"I'm the only one who can do it" means you built it wrong
- Claire Baker
- Jun 5
- 2 min read
“It’s faster if I just do it myself.”
Sure. If you’re the only one who ever needs to do it. But if admin tasks are tied to the highest-leverage person in the company, it doesn't scale.
It feels “leaderful” to manage policies, approve exceptions, or update payroll. That’s how power shows up for managers at big companies. But when founders take on those tasks, they lose sight of the strategic decisions that compound long-term.

Being "leaderful" delegates tasks to your future self. And it keeps the team dependent on your attention instead of your leadership.
It hides real problems like manual workflows, blindspots, and decisions made mainly on vibes.
And when no one else can touch those systems, the business can’t grow without risking a breakdown.
If you’re stumped about what your insurance plan covers or trying to figure out why the PEO won’t answer your goddamn question, it might be a sign that you’re the one asking the wrong questions.
You’re right not to want to delegate important tasks to someone who’s never done them before.
But then again, if you’ve never done them before, are you the right person to handle them now?
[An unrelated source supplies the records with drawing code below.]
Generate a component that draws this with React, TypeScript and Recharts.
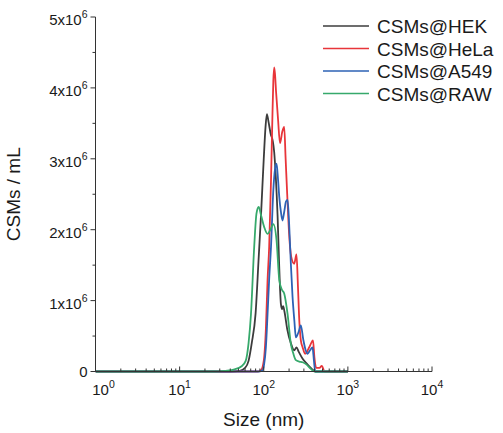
import React from "react";
import { Label, Legend, Line, LineChart, XAxis, YAxis } from "recharts";

// particle size (nm) and concentration (CSMs / mL)
const hekSize = [1, 40, 52, 60, 66, 72, 80, 87, 93, 100, 105, 109, 114, 121, 128, 133, 139, 146, 152, 160, 165, 170, 176, 190, 210, 230, 245, 260, 290, 330, 370, 410, 1000];
const hekValue = [0, 0, 0.01e6, 0.05e6, 0.15e6, 0.4e6, 0.82e6, 1.6e6, 2.23e6, 3.0e6, 3.45e6, 3.63e6, 3.52e6, 3.35e6, 3.25e6, 3.1e6, 2.75e6, 2.2e6, 1.55e6, 0.95e6, 0.88e6, 0.92e6, 0.85e6, 0.6e6, 0.4e6, 0.3e6, 0.34e6, 0.28e6, 0.18e6, 0.1e6, 0.04e6, 0, 0];

const helaSize = [1, 85, 93, 100, 106, 111, 116, 122, 127, 130, 133, 136, 140, 148, 156, 166, 175, 182, 190, 200, 212, 230, 245, 255, 265, 276, 290, 310, 350, 385, 400, 420, 460, 490, 530, 1000];
const helaValue = [0, 0, 0.02e6, 0.15e6, 0.6e6, 1.29e6, 1.76e6, 2.7e6, 3.64e6, 4.1e6, 4.29e6, 4.2e6, 3.95e6, 3.55e6, 3.22e6, 3.38e6, 3.45e6, 3.0e6, 2.5e6, 1.95e6, 1.62e6, 1.52e6, 1.65e6, 1.2e6, 0.7e6, 0.44e6, 0.34e6, 0.25e6, 0.35e6, 0.44e6, 0.2e6, 0.05e6, 0.05e6, 0.08e6, 0, 0];

const a549Size = [1, 88, 97, 101, 106, 111, 116, 122, 130, 136, 142, 148, 153, 160, 167, 175, 184, 192, 200, 210, 220, 231, 241, 258, 276, 295, 315, 331, 355, 380, 395, 410, 1000];
const a549Value = [0, 0, 0.02e6, 0.1e6, 0.34e6, 0.81e6, 1.3e6, 1.76e6, 2.56e6, 2.85e6, 2.93e6, 2.7e6, 2.46e6, 2.25e6, 2.13e6, 2.25e6, 2.4e6, 2.42e6, 2.1e6, 1.52e6, 1.05e6, 0.72e6, 0.48e6, 0.55e6, 0.65e6, 0.45e6, 0.3e6, 0.25e6, 0.3e6, 0.34e6, 0.15e6, 0, 0];

const rawSize = [1, 25, 35, 45, 54, 61, 66, 70.5, 77, 82, 87, 93, 101, 111, 120, 130, 142, 153, 165, 175, 192, 210, 225, 241, 265, 289, 320, 360, 400, 1000];
const rawValue = [0, 0, 0.01e6, 0.03e6, 0.07e6, 0.15e6, 0.4e6, 0.81e6, 1.76e6, 2.23e6, 2.32e6, 2.2e6, 2.04e6, 1.94e6, 2.0e6, 2.08e6, 1.85e6, 1.29e6, 1.15e6, 1.1e6, 0.81e6, 0.39e6, 0.25e6, 0.16e6, 0.14e6, 0.13e6, 0.1e6, 0.04e6, 0, 0];

const seriesNames = ["CSMs@HEK", "CSMs@HeLa", "CSMs@A549", "CSMs@RAW"];
const seriesColors = ["#3c3c3c", "#e8353a", "#2d62b5", "#36a96b"];

const xDecades = [1, 10, 100, 1000, 10000];
const xMinorSteps = [1, 2, 3, 4, 5, 6, 7, 8, 9];
const yTicks = [0, 0.5e6, 1e6, 1.5e6, 2e6, 2.5e6, 3e6, 3.5e6, 4e6, 4.5e6, 5e6];

const FONT = "'Liberation Sans', Arial, sans-serif";
const AXIS = "#333";

const toPoints = (sizes: number[], values: number[]) =>
  sizes.map((s, i) => ({ size: s, value: values[i] }));

const series = [
  toPoints(hekSize, hekValue),
  toPoints(helaSize, helaValue),
  toPoints(a549Size, a549Value),
  toPoints(rawSize, rawValue),
];

const xTicks = [
  ...xDecades.slice(0, -1).flatMap((d) => xMinorSteps.map((m) => m * d)),
  xDecades[xDecades.length - 1],
];

function XTick(props: any) {
  const { x, y, payload } = props;
  const lg = Math.log10(payload.value);
  const exp = Math.round(lg);
  const major = Math.abs(lg - exp) < 1e-6;
  // the 10^0 label sits a bit right of its tick
  const lx = exp === 0 ? x + 8 : x;
  return (
    <g>
      <line x1={x} x2={x} y1={y} y2={y - (major ? 5 : 3)} stroke={AXIS} strokeWidth={1} />
      {major && (
        <text x={lx} y={y + 23} textAnchor="middle" fontSize={15} fontFamily={FONT} fill="#1a1a1a">
          10
          <tspan dy={-7} fontSize={10.5}>{exp}</tspan>
        </text>
      )}
    </g>
  );
}

function YTick(props: any) {
  const { x, y, payload } = props;
  const v = payload.value as number;
  const major = v % 1e6 === 0;
  return (
    <g>
      <line x1={x - (major ? 5 : 3)} x2={x} y1={y} y2={y} stroke={AXIS} strokeWidth={1} />
      {major &&
        (v === 0 ? (
          <text x={x - 8} y={y + 5.5} textAnchor="end" fontSize={15} fontFamily={FONT} fill="#1a1a1a">
            0
          </text>
        ) : (
          <text x={x - 8} y={y + 8} textAnchor="end" fontSize={15} fontFamily={FONT} fill="#1a1a1a">
            {`${v / 1e6}x10`}
            <tspan dy={-7} fontSize={10.5}>6</tspan>
          </text>
        ))}
    </g>
  );
}

function LegendBox() {
  return (
    <svg width={503} height={115} style={{ display: "block" }}>
      {seriesNames.map((name, i) => {
        const cy = 26 + i * 22.5;
        return (
          <g key={name}>
            <line x1={323} x2={369} y1={cy} y2={cy} stroke={seriesColors[i]} strokeWidth={1.6} />
            <text x={377} y={cy + 7} fontSize={19} fontFamily={FONT} fill="#1a1a1a">
              {name}
            </text>
          </g>
        );
      })}
    </svg>
  );
}

export default function App() {
  return (
    <div style={{ position: "fixed", left: 0, top: 0, background: "#fff" }}>
      <LineChart width={503} height={433} margin={{ top: 17, right: 71, bottom: 0, left: 0 }}>
        <XAxis
          dataKey="size"
          type="number"
          scale="log"
          domain={[1, 10000]}
          allowDataOverflow
          ticks={xTicks}
          interval={0}
          tick={<XTick />}
          tickLine={false}
          tickSize={0}
          tickMargin={0}
          height={61.5}
          axisLine={{ stroke: AXIS, strokeWidth: 1 }}
        >
          <Label
            content={(p: any) => {
              const vb = p.viewBox;
              return (
                <text x={vb.x + vb.width / 2} y={vb.y + 54} textAnchor="middle" fontSize={19} fontFamily={FONT} fill="#1a1a1a">
                  Size (nm)
                </text>
              );
            }}
          />
        </XAxis>
        <YAxis
          type="number"
          domain={[0, 5e6]}
          ticks={yTicks}
          interval={0}
          tick={<YTick />}
          tickLine={false}
          tickSize={0}
          tickMargin={0}
          width={95.5}
          axisLine={{ stroke: AXIS, strokeWidth: 1 }}
        >
          <Label
            content={(p: any) => {
              const vb = p.viewBox;
              const cx = 20;
              const cy = vb.y + vb.height / 2;
              return (
                <text x={cx} y={cy} transform={`rotate(-90 ${cx} ${cy})`} textAnchor="middle" fontSize={19} fontFamily={FONT} fill="#1a1a1a">
                  CSMs / mL
                </text>
              );
            }}
          />
        </YAxis>
        <Legend
          layout="vertical"
          align="center"
          verticalAlign="middle"
          wrapperStyle={{ left: 0, top: 0, width: 503, height: 115 }}
          content={() => <LegendBox />}
        />
        {series.map((data, i) => (
          <Line
            key={seriesNames[i]}
            data={data}
            dataKey="value"
            name={seriesNames[i]}
            type="monotone"
            stroke={seriesColors[i]}
            strokeWidth={1.8}
            dot={false}
            activeDot={false}
            isAnimationActive={false}
          />
        ))}
      </LineChart>
    </div>
  );
}
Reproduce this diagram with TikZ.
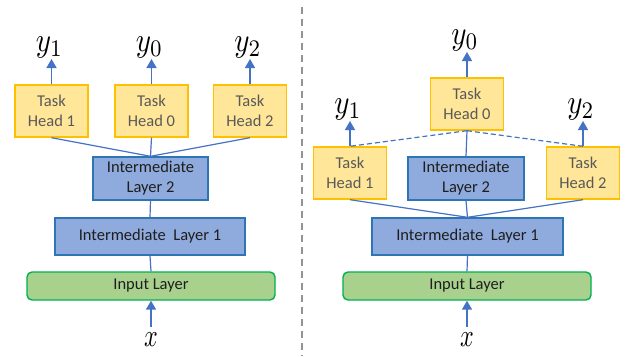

Delegation isn’t about giving $10 tasks to a VA so you can spend your time on $10,000 tasks. It’s about recognizing where you’re bringing $10 insights to $10,000 decisions. It’s about knowing when to give that responsibility to an expert who’s designed systems that work when you’re not around to double-check.
That’s what lets you shift your focus to things that will grow the business.
It’s what makes you less dependent on single points of failure.
It’s what lets you take a vacation.
It makes a company durable.
And it's how you scale.
What tasks have you or your leaders been reluctant to delegate? And what good things happened when they finally did?